Reconstruction-based methods have achieved remarkable outcomes in unsupervised image anomaly detection by training separate models for different categories. However, when it comes to a practical unified model, these methods often face the “identical shortcut” problem, where both normal and abnormal samples can be recovered well, leading to failure in anomaly detection. To address this problem, we propose a Spatially-aware Reconstruction network with anomaly suppression for multi-class Anomaly Detection (SRAD).
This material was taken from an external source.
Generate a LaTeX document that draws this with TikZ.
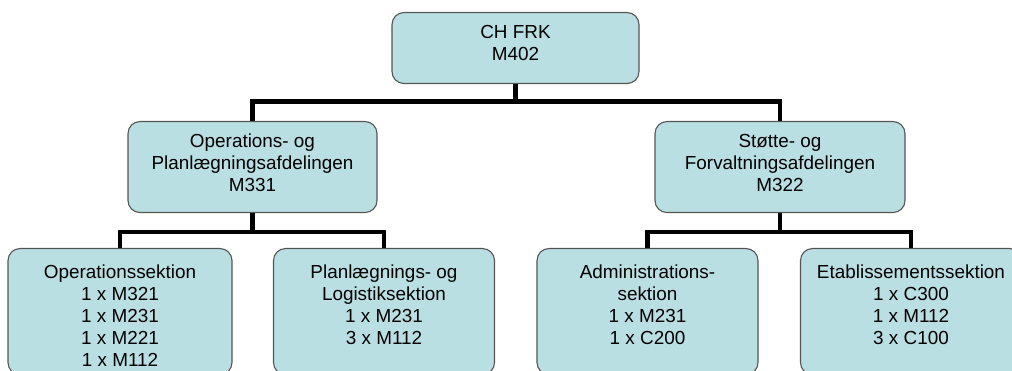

Firstly, we propose a Spatially-aware Channel Convolutional (SCC) neural network, which replaces general convolution with channel convolution and incorporates a Spatial Information Fusion (SIF) block during encoding and decoding. The SIF block is proposed to allow the model to capture rich feature representations while avoiding overemphasizing details. Secondly, to prevent the model from learning identical reconstruction, we propose an Anomaly Suppression Feedback Learning (ASFL) strategy. The ASFL strategy encourages the model to accurately reconstruct normal samples while inhibiting the reconstruction of abnormal samples through a feedback mechanism. Experiments on MVTec AD, VisA and BTAD datasets demonstrate the clear superiority of SRAD compared to previous state-of-the-art unified models, e.g., achieving 98.2% I-AUROC and 97.6% P-AUROC on multi-class MVTec AD dataset. Furthermore, SRAD exhibits a high frame rate of 51 FPS on a 2080 Ti GPU, making it potential for practical applications.